▶ _BRIEF_:
Extract all lines in the data that contain the word "code".

▶ _INFORMATION SUPPLIED_:
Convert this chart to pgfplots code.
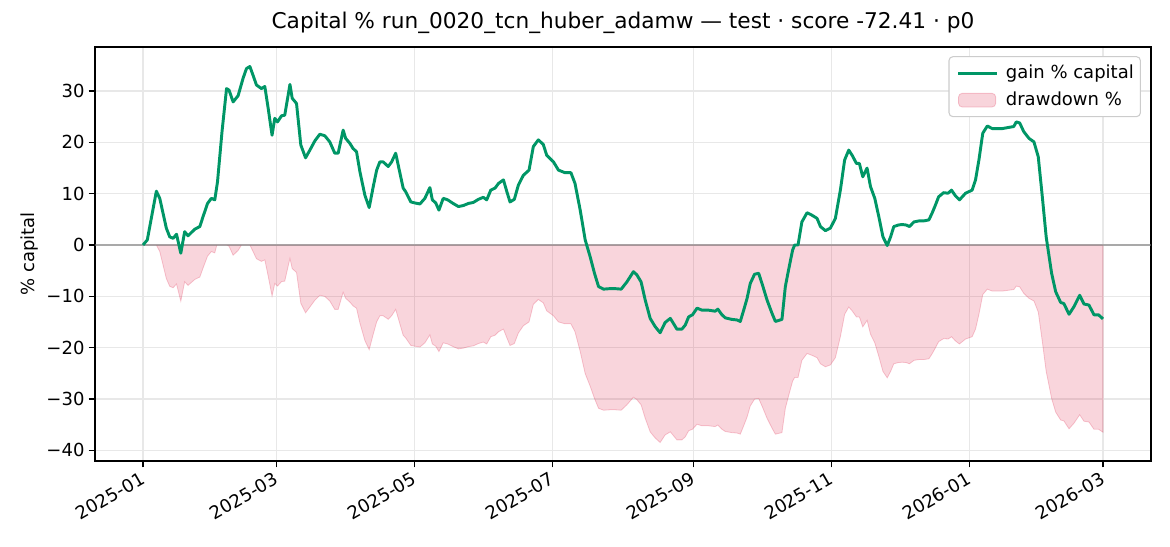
\documentclass[border=0pt]{standalone}
\usepackage{pgfplots}
\pgfplotsset{compat=1.18}
\usepackage{pgfplotstable}
\usepackage{fontspec}
\setmainfont{DejaVu Sans}
\definecolor{gainc}{RGB}{0,150,102}
\definecolor{ddc}{RGB}{220,20,60}
\definecolor{gridc}{RGB}{232,232,232}
\definecolor{legc}{RGB}{204,204,204}
\pgfplotsset{
  ddlegend/.style={legend image code/.code={\path (-3pt,0pt) (32.5pt,0pt);\draw[#1] (0pt,-5.2pt) rectangle (28pt,5.2pt);}},
  linelegend/.style={legend image code/.code={\path (-3pt,0pt) (32.5pt,0pt);\draw[#1] (0pt,0pt) -- (29pt,0pt);}},
}

\pgfplotstableread{
day g
0 0
1.9 1.0
5.9 10.5
7.4 9.1
10.3 3.3
11.8 1.6
13.3 1.3
14.8 2.1
16.7 -1.6
18.4 2.6
19.9 1.8
22.9 3.1
25.1 3.6
26.5 5.5
28.5 8.1
30.2 9.1
31.7 8.8
32.9 12.3
34.9 22.1
36.9 30.5
38.0 30.2
39.8 27.9
42.0 29.1
44.2 32.5
45.7 34.4
47.2 34.8
48.6 33.1
50.1 31.2
52.3 30.5
53.8 30.9
55.3 26.6
57.0 21.4
58.2 24.7
59.4 24.0
61.2 25.2
62.6 25.3
64.9 31.3
65.9 28.6
67.8 27.6
69.7 19.5
71.8 17.0
73.7 18.5
75.9 20.3
78.1 21.6
80.3 21.3
82.5 20.1
84.7 17.9
86.2 17.9
88.4 22.4
89.5 20.8
91.4 19.8
92.8 18.8
94.3 18.2
95.8 14.3
98.0 9.7
99.9 7.3
101.7 11.4
103.2 14.6
104.6 16.2
106.1 16.2
108.3 15.3
109.8 16.2
111.6 17.9
113.0 15.0
114.9 11.1
116.0 10.4
118.3 8.4
120.1 8.2
122.3 8.0
124.5 9.1
126.7 11.2
127.8 8.8
129.3 8.2
130.7 6.8
132.6 9.1
134.6 8.8
137.0 8.1
139.3 7.5
141.5 7.7
143.7 8.1
145.9 8.3
148.1 8.9
150.3 9.3
151.8 8.8
153.6 10.7
155.5 11.1
157.0 12.0
159.2 12.7
160.7 10.4
162.1 8.4
164.0 8.9
165.8 11.7
168.0 13.6
170.5 14.6
172.4 19.2
174.6 20.5
176.8 19.6
178.3 17.5
181.3 16.2
183.5 14.6
186.4 14.1
189.0 14.1
190.8 12.0
193.1 6.8
195.3 1.0
197.5 -2.3
199.4 -5.5
201.2 -8.1
203.4 -8.6
206.3 -8.5
208.5 -8.5
211.2 -8.6
213.7 -7.2
216.6 -5.2
218.1 -5.8
220.0 -7.2
221.8 -10.7
224.0 -14.3
226.2 -15.9
228.4 -17.1
230.6 -15.1
232.9 -14.3
234.3 -15.3
235.8 -16.4
238.0 -16.4
239.5 -15.6
241.0 -14.0
242.7 -13.6
244.7 -12.3
246.9 -12.7
249.8 -12.7
252.7 -12.9
253.9 -12.5
255.7 -13.6
257.2 -14.2
260.1 -14.5
262.3 -14.6
263.8 -14.9
265.3 -12.7
266.8 -10.4
268.2 -7.5
270.1 -5.7
271.9 -5.5
273.4 -7.5
275.6 -10.7
277.8 -13.3
279.3 -14.9
282.2 -14.5
283.7 -8.1
285.1 -4.9
286.9 -1.0
287.8 0
289.3 0
291.0 4.5
293.3 6.3
295.5 5.8
297.7 5.2
299.2 3.6
301.4 2.8
303.6 3.3
305.8 5.2
308.0 10.7
309.9 16.6
311.7 18.5
313.2 17.5
315.1 15.9
316.4 15.9
317.9 13.3
319.8 15.0
321.3 11.4
323.2 9.1
325.0 5.5
326.8 1.6
328.7 -0.1
330.2 1.6
331.6 3.6
333.6 3.9
335.3 4.0
337.1 3.9
338.5 3.6
340.5 4.5
342.7 4.7
344.8 4.7
347.1 4.9
348.5 6.2
350.0 7.8
351.4 9.4
353.6 10.2
355.6 10.1
357.1 10.7
358.8 9.6
360.6 8.8
363.3 10.1
366.2 10.7
367.7 12.7
369.2 16.6
370.9 21.8
372.9 23.2
375.1 22.7
379.5 22.7
384.6 23.1
385.7 24.0
387.2 23.8
389.0 22.1
391.3 20.8
393.5 20.1
395.4 17.2
397.2 9.4
398.9 1.6
401.3 -5.5
403.1 -9.1
405.3 -11.2
406.7 -11.4
409.0 -13.5
411.2 -12.0
413.7 -9.8
415.6 -11.5
417.8 -11.7
420.0 -13.6
422.0 -13.6
424.0 -14.4
}\gaintable

\pgfplotstableread{
day dd
0 0
5.9 0
7.4 -1.27
10.3 -6.52
11.8 -8.05
13.3 -8.33
14.8 -7.60
16.7 -10.95
18.4 -7.15
19.9 -7.87
22.9 -6.70
25.1 -6.24
26.5 -4.52
28.5 -2.17
30.2 -1.27
31.7 -1.54
32.6 0
36.9 0
38.0 -0.23
39.8 -1.99
42.0 -1.07
43.5 0
47.2 0
48.6 -1.26
50.1 -2.67
52.3 -3.19
53.8 -2.89
55.3 -6.08
57.0 -9.94
58.2 -7.49
59.4 -8.01
61.2 -7.12
62.6 -7.05
64.9 -2.60
65.9 -4.60
67.8 -5.34
69.7 -11.35
71.8 -13.21
73.7 -12.09
75.9 -10.76
78.1 -9.79
80.3 -10.02
82.5 -10.91
84.7 -12.54
86.2 -12.54
88.4 -9.20
89.5 -10.39
91.4 -11.13
92.8 -11.87
94.3 -12.31
95.8 -15.21
98.0 -18.62
99.9 -20.40
101.7 -17.36
103.2 -14.99
104.6 -13.80
106.1 -13.80
108.3 -14.47
109.8 -13.80
111.6 -12.54
113.0 -14.69
114.9 -17.58
116.0 -18.10
118.3 -19.58
120.1 -19.73
122.3 -19.88
124.5 -19.07
126.7 -17.51
127.8 -19.29
129.3 -19.73
130.7 -20.77
132.6 -19.07
134.6 -19.29
137.0 -19.81
139.3 -20.25
141.5 -20.10
143.7 -19.81
145.9 -19.66
148.1 -19.21
150.3 -18.92
151.8 -19.29
153.6 -17.88
155.5 -17.58
157.0 -16.91
159.2 -16.39
160.7 -18.10
162.1 -19.58
164.0 -19.21
165.8 -17.14
168.0 -15.73
170.5 -14.99
172.4 -11.57
174.6 -10.61
176.8 -11.28
178.3 -12.83
181.3 -13.80
183.5 -14.99
186.4 -15.36
189.0 -15.36
190.8 -16.91
193.1 -20.77
195.3 -25.07
197.5 -27.52
199.4 -29.90
201.2 -31.83
203.4 -32.20
206.3 -32.12
208.5 -32.12
211.2 -32.20
213.7 -31.16
216.6 -29.67
218.1 -30.12
220.0 -31.16
221.8 -33.75
224.0 -36.42
226.2 -37.61
228.4 -38.50
230.6 -37.02
232.9 -36.42
234.3 -37.17
235.8 -37.98
238.0 -37.98
239.5 -37.39
241.0 -36.20
242.7 -35.91
244.7 -34.94
246.9 -35.24
249.8 -35.24
252.7 -35.39
253.9 -35.09
255.7 -35.91
257.2 -36.35
260.1 -36.57
262.3 -36.65
263.8 -36.87
265.3 -35.24
266.8 -33.53
268.2 -31.38
270.1 -30.04
271.9 -29.90
273.4 -31.38
275.6 -33.75
277.8 -35.68
279.3 -36.87
282.2 -36.57
283.7 -31.83
285.1 -29.45
286.9 -26.56
287.8 -25.82
289.3 -25.82
291.0 -22.48
293.3 -21.14
295.5 -21.51
297.7 -21.96
299.2 -23.15
301.4 -23.74
303.6 -23.37
305.8 -21.96
308.0 -17.88
309.9 -13.50
311.7 -12.09
313.2 -12.83
315.1 -14.02
316.4 -14.02
317.9 -15.95
319.8 -14.69
321.3 -17.36
323.2 -19.07
325.0 -21.74
326.8 -24.63
328.7 -25.89
330.2 -24.63
331.6 -23.15
333.6 -22.92
335.3 -22.85
337.1 -22.92
338.5 -23.15
340.5 -22.48
342.7 -22.33
344.8 -22.33
347.1 -22.18
348.5 -21.22
350.0 -20.03
351.4 -18.84
353.6 -18.25
355.6 -18.32
357.1 -17.88
358.8 -18.69
360.6 -19.29
363.3 -18.32
366.2 -17.88
367.7 -16.39
369.2 -13.50
370.9 -9.64
372.9 -8.61
375.1 -8.98
379.5 -8.98
384.6 -8.68
385.7 -8.01
387.2 -8.16
389.0 -9.42
391.3 -10.39
393.5 -10.91
395.4 -13.06
397.2 -18.84
398.9 -24.63
401.3 -29.90
403.1 -32.57
405.3 -34.12
406.7 -34.27
409.0 -35.83
411.2 -34.72
413.7 -33.09
415.6 -34.35
417.8 -34.50
420.0 -35.91
422.0 -35.91
424.0 -36.50
}\ddtable

\begin{document}
\begin{tikzpicture}
\useasboundingbox (0,0) rectangle (877.5pt,409.5pt);
\begin{axis}[
  at={(71.25pt,63.75pt)}, anchor=south west,
  scale only axis, width=792pt, height=310.5pt,
  xmin=-21.2, xmax=445.2, ymin=-42.1, ymax=38.6,
  xtick={0,59,120,181,243,304,365,424},
  xticklabels={2025-01,2025-03,2025-05,2025-07,2025-09,2025-11,2026-01,2026-03},
  ytick={-40,-30,-20,-10,0,10,20,30},
  yticklabels={−40,−30,−20,−10,0,10,20,30},
  tick align=outside, tick pos=left, major tick length=4.7pt,
  tick style={black, line width=1.0pt},
  axis line style={line width=1.0pt},
  grid=major, major grid style={gridc, line width=1pt},
  ticklabel style={font=\fontsize{13.5}{16}\selectfont},
  xticklabel style={xshift=-2pt, rotate=30, anchor=north east, inner sep=2pt},
  yticklabel style={inner sep=3pt},
  ylabel={\% capital},
  ylabel style={font=\fontsize{13.5}{16}\selectfont},
  title={Capital \% run\_0020\_tcn\_huber\_adamw — test · score -72.41 · p0},
  title style={font=\fontsize{16.25}{19}\selectfont, at={(0.5,1)}, anchor=base, yshift=8pt},
  legend style={at={(0.9905,0.978)}, anchor=north east, draw=legc, line width=0.8pt,
    rounded corners=3pt, fill=white, font=\fontsize{13.5}{16}\selectfont,
    inner xsep=3pt, inner ysep=4.5pt, row sep=4.5pt},
  legend cell align=left,
  reverse legend,
]
\addplot[fill=ddc, fill opacity=0.18, draw=ddc, draw opacity=0.22, line width=0.6pt, ddlegend]
  table[x=day, y=dd] {\ddtable} \closedcycle;
\addlegendentry{drawdown \%}
\addplot[forget plot, gray, opacity=0.6, line width=1pt] coordinates {(-21.2,0) (445.2,0)};
\addplot[gainc, line width=2.2pt, line join=round, linelegend]
  table[x=day, y=g] {\gaintable};
\addlegendentry{gain \% capital}
\end{axis}
\end{tikzpicture}
\end{document}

▶ _FINAL RESULT_:
Convert this chart to pgfplots code.
  ddlegend/.style={legend image code/.code={\path (-3pt,0pt) (32.5pt,0pt);\draw[#1] (0pt,-5.2pt) rectangle (28pt,5.2pt);}},
  linelegend/.style={legend image code/.code={\path (-3pt,0pt) (32.5pt,0pt);\draw[#1] (0pt,0pt) -- (29pt,0pt);}},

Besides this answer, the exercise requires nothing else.